Jego zainteresowania badawcze skupiały się głównie na dziejach Polski północno-wschodniej w okresie międzywojennym i w latach II wojny światowej. Pisał o społecznościach Białegostoku, Suwałk, Lipska i Grodna – do tego ostatniego miasta jeździł często i chętnie, zapraszany na konferencje, ale także po to, aby pracować w archiwum. Interesował się też relacjami polsko-żydowskimi w czasie II wojny światowej oraz jako jeden z pierwszych badaczy prowadził systematyczne badania nad obławą augustowską (był autorem tego określenia), walnie przyczyniając się do rozpowszechnienia wiadomości o tej zbrodni.
Powtarzał często: „Trzeba szukać tego, co łączy” – i sam konsekwentnie stosował się do tej zasady. Był bardzo zaangażowany w dialog z historykami z Białorusi i Litwy, w połowie lat 90. zasiadał w polsko-białoruskiej Komisji ds. Podręczników Historii, zainicjował też współpracę z rosyjskim Stowarzyszeniem „Memoriał”. Dogadywał się z ludźmi niezależnie od ich pochodzenia, wykształcenia czy wyznania. Budził ogromną życzliwość i sympatię.

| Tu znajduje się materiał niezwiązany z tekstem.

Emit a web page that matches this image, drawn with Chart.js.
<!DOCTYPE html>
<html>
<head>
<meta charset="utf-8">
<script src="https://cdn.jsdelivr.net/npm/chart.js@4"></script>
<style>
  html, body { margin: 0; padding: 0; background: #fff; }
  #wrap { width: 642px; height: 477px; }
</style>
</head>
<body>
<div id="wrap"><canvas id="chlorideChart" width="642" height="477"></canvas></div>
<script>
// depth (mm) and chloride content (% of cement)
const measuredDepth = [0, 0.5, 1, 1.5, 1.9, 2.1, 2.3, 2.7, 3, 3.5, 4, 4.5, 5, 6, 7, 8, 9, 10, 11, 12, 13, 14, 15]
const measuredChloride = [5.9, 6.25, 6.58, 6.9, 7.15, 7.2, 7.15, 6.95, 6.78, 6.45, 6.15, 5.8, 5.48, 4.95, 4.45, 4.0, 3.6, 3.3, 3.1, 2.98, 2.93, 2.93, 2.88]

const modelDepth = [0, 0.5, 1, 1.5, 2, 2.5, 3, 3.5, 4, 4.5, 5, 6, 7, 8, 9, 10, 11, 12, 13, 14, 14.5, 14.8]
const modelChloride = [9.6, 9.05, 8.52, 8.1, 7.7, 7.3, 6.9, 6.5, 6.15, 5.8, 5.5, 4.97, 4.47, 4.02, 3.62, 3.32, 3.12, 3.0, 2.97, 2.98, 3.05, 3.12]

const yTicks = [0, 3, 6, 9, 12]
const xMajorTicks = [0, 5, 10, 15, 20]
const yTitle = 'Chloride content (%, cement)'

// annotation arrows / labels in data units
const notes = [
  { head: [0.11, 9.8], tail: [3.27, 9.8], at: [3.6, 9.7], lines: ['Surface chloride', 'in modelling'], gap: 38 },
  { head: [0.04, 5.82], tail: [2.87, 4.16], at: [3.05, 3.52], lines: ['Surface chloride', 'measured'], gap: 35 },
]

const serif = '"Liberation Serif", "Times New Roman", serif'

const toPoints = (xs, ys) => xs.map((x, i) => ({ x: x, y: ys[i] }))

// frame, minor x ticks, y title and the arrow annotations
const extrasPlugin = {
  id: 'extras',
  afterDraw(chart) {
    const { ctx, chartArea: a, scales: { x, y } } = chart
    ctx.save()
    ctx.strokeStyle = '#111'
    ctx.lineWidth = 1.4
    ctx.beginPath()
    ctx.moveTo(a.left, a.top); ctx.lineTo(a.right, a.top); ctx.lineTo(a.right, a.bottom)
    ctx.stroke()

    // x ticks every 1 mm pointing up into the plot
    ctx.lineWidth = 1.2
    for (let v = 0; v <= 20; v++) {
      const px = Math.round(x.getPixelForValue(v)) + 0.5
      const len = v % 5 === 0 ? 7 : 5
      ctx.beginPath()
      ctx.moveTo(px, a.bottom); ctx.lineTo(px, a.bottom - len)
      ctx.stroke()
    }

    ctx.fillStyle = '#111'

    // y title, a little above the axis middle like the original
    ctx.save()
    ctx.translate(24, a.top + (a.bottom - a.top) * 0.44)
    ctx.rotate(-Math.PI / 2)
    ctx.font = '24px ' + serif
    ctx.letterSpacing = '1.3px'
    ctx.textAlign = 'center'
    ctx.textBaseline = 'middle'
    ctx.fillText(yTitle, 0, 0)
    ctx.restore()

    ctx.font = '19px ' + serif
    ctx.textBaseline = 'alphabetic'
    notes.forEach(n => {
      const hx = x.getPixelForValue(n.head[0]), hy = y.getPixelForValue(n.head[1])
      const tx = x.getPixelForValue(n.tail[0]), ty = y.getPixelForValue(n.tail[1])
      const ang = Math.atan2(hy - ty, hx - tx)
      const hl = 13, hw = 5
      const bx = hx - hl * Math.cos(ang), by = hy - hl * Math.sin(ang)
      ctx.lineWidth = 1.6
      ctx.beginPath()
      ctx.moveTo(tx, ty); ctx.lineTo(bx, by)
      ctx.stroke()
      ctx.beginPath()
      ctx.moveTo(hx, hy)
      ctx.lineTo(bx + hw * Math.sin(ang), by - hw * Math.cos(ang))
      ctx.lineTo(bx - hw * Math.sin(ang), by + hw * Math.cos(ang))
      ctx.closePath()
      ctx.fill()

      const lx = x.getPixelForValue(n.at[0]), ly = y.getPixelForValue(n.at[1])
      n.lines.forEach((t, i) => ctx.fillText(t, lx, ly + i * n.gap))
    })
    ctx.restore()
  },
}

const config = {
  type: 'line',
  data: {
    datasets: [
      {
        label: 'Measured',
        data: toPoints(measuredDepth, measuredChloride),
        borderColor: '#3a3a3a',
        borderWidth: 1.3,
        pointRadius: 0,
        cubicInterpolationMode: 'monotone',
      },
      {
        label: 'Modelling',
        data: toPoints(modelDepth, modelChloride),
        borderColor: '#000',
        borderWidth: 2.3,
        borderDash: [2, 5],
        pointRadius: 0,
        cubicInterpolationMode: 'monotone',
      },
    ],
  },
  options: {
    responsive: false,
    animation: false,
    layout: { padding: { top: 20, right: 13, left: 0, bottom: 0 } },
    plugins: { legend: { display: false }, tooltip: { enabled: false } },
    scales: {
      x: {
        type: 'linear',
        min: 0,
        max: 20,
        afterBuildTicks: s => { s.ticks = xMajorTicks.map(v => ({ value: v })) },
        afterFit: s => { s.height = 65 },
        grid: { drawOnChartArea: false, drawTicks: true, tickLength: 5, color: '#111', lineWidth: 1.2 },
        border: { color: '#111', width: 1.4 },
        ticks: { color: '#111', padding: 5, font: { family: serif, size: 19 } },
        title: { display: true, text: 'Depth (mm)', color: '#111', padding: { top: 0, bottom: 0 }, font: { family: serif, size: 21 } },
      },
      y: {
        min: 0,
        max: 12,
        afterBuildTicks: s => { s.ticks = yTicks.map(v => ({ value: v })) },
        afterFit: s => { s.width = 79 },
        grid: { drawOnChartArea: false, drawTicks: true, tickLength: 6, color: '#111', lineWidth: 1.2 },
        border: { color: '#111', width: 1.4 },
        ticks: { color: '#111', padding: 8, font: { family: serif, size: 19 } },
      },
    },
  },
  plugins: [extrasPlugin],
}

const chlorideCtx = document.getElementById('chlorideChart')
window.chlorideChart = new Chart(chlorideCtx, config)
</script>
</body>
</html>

Często można było go zobaczyć objuczonego torbą wypełnioną książkami, papierami, gazetami. Był wszędzie: w archiwum, w czytelni, na uniwersytecie, na różnego rodzaju wiecach i spotkaniach… Dużo czytał, dużo pisał (dorobek dr. Milewskiego to ponad 300 publikacji). Jedną z jego najważniejszych książek była synteza pt. Województwo białostockie. Zarys dziejów 1919–1975 (Białystok 2011). Uczestniczył w wielu konferencjach naukowych, chętnie zabierał głos w dyskusjach, często wypowiadał się dla radia i telewizji, publikował na łamach lokalnej prasy, pojawiał się w szkołach. Miał swoje zdanie, swoje opinie, które otwarcie wyrażał, ale zarazem był pełen zrozumienia dla ludzi prezentujących odmienny punkt widzenia. Mimo ogromnego dorobku naukowego nigdy się nie habilitował, bo zawsze brakowało mu na to czasu, zawsze miał coś ważniejszego do załatwienia.

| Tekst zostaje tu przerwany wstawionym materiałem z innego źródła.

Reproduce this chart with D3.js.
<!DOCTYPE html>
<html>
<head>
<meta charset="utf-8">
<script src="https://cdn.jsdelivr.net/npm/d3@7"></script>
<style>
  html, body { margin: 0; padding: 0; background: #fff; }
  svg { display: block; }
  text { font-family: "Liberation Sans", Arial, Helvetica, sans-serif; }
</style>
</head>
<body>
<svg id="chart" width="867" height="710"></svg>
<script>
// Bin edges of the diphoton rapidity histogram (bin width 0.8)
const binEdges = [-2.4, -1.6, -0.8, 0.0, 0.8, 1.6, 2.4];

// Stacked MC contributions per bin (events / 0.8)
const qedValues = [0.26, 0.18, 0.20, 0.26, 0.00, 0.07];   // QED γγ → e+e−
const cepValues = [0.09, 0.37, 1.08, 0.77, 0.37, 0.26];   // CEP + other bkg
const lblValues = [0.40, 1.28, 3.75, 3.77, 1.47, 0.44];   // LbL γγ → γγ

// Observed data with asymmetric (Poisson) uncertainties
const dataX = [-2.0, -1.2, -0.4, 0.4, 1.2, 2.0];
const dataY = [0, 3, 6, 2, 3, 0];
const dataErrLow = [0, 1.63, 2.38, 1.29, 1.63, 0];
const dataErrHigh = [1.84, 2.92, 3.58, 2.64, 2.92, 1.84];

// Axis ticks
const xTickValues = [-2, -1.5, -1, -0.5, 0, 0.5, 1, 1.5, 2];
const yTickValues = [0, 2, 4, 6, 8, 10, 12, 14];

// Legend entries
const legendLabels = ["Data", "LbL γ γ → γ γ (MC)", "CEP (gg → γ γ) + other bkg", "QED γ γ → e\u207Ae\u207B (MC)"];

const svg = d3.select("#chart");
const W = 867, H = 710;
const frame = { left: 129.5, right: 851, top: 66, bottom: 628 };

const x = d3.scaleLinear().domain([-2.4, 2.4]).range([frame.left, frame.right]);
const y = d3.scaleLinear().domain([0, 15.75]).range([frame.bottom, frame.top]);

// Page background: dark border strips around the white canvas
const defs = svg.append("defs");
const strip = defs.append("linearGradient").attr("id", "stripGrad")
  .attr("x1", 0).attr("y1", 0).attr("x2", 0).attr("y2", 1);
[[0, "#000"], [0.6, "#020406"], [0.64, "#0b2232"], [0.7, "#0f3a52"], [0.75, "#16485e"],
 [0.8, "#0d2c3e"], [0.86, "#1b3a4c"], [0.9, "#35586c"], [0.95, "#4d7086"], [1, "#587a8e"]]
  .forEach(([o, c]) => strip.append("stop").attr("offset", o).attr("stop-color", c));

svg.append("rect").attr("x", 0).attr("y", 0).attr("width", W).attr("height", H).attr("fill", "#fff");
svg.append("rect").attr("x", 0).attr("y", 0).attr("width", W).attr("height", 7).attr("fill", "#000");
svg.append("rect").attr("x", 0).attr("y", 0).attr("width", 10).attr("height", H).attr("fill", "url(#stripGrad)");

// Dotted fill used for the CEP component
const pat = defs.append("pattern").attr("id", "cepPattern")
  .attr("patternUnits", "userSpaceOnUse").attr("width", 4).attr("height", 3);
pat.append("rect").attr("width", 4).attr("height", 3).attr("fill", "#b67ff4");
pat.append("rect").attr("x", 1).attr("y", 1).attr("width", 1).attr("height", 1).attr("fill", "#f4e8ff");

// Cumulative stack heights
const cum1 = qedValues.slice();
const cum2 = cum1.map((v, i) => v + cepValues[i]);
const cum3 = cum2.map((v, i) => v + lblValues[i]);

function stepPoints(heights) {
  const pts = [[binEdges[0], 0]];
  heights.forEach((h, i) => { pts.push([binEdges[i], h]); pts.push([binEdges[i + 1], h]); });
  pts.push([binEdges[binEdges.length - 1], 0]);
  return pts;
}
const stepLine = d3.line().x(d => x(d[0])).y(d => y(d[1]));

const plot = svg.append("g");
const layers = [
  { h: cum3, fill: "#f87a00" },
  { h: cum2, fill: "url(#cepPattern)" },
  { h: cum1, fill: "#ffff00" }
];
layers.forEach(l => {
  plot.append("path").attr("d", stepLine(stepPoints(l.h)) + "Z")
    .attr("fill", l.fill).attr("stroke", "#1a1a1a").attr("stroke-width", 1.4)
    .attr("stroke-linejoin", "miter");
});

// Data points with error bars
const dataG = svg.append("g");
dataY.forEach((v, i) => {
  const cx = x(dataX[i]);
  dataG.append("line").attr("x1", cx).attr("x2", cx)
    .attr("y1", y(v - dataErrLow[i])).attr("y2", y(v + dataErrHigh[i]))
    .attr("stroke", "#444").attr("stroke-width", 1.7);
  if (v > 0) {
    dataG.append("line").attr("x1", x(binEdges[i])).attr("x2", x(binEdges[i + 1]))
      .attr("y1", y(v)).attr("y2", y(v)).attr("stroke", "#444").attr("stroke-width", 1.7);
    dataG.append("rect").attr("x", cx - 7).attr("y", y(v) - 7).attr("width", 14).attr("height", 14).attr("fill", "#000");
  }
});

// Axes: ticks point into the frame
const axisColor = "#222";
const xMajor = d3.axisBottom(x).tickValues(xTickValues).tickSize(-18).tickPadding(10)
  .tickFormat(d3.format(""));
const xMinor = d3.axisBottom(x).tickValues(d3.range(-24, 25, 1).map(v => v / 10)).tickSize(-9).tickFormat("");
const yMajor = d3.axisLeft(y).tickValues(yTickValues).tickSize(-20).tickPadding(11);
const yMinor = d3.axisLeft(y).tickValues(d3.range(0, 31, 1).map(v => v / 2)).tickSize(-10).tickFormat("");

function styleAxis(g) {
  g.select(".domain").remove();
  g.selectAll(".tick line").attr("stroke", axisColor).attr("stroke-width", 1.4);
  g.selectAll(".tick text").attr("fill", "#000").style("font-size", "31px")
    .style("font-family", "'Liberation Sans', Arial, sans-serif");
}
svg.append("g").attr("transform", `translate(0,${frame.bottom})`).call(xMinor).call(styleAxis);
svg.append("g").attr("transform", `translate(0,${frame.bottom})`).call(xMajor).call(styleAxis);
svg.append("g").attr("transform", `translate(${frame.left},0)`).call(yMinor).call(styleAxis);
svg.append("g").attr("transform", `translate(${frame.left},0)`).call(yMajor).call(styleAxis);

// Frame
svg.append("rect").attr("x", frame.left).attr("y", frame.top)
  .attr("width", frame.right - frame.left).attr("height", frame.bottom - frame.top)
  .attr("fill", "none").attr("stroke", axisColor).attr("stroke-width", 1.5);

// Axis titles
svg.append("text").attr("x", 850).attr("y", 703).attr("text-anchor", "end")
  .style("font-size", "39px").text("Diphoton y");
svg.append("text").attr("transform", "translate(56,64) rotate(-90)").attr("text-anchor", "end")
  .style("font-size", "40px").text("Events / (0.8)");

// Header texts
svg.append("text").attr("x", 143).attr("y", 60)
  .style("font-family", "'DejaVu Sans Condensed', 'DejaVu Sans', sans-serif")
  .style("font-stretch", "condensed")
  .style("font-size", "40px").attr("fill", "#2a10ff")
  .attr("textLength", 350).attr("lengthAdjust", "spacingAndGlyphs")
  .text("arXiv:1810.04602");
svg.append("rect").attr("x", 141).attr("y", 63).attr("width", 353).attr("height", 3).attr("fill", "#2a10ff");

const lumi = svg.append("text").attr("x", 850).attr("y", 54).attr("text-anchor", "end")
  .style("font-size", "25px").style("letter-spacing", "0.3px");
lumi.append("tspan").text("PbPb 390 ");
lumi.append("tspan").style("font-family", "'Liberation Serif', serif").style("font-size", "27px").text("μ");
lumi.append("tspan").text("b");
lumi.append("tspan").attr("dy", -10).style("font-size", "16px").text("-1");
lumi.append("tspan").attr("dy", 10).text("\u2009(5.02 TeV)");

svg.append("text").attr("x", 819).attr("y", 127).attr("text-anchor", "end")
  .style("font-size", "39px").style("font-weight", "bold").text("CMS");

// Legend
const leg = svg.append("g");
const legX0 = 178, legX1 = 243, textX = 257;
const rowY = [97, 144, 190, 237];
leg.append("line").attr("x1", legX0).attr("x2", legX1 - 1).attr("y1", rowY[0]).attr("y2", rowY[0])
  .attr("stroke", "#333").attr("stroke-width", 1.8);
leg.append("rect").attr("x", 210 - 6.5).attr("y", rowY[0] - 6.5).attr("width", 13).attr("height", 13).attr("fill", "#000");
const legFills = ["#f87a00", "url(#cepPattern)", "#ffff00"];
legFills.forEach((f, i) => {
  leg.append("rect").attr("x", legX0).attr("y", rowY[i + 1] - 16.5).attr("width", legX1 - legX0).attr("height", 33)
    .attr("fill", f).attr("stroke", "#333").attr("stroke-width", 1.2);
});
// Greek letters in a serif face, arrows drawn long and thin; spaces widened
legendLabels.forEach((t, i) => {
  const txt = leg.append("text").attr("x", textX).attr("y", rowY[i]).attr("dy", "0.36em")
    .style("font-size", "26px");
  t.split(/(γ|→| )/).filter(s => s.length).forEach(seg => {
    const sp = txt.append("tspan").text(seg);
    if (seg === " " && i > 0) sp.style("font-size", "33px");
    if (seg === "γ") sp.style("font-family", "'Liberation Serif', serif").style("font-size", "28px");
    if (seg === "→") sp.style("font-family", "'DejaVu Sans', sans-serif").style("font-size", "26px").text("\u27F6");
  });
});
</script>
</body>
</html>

Krytykował, ale była to krytyka konstruktywna. Interesował się tym, co się dzieje wokół – czy to w Białymstoku, czy w regionie, czy za naszą wschodnią granicą. Miał ogromne poczucie humoru, nie stronił też od złośliwostek, ale zawsze jakoś zabawnych, zawsze inteligentnych, celnych, takich, które nieraz się powtarzało (i powtarza!) jak najlepsze dowcipy.
Był uważny na innych ludzi i bardzo otwarty. Nigdy nie odmawiał pomocy. Jego uczniowie i współpracownicy mówili o nim zazwyczaj Pan Doktor – i już było wiadomo, o kogo chodzi. Bo choć doktorów jest wielu, to TAKI był tylko jeden.
Panie Doktorze, bardzo nam Pana brakuje.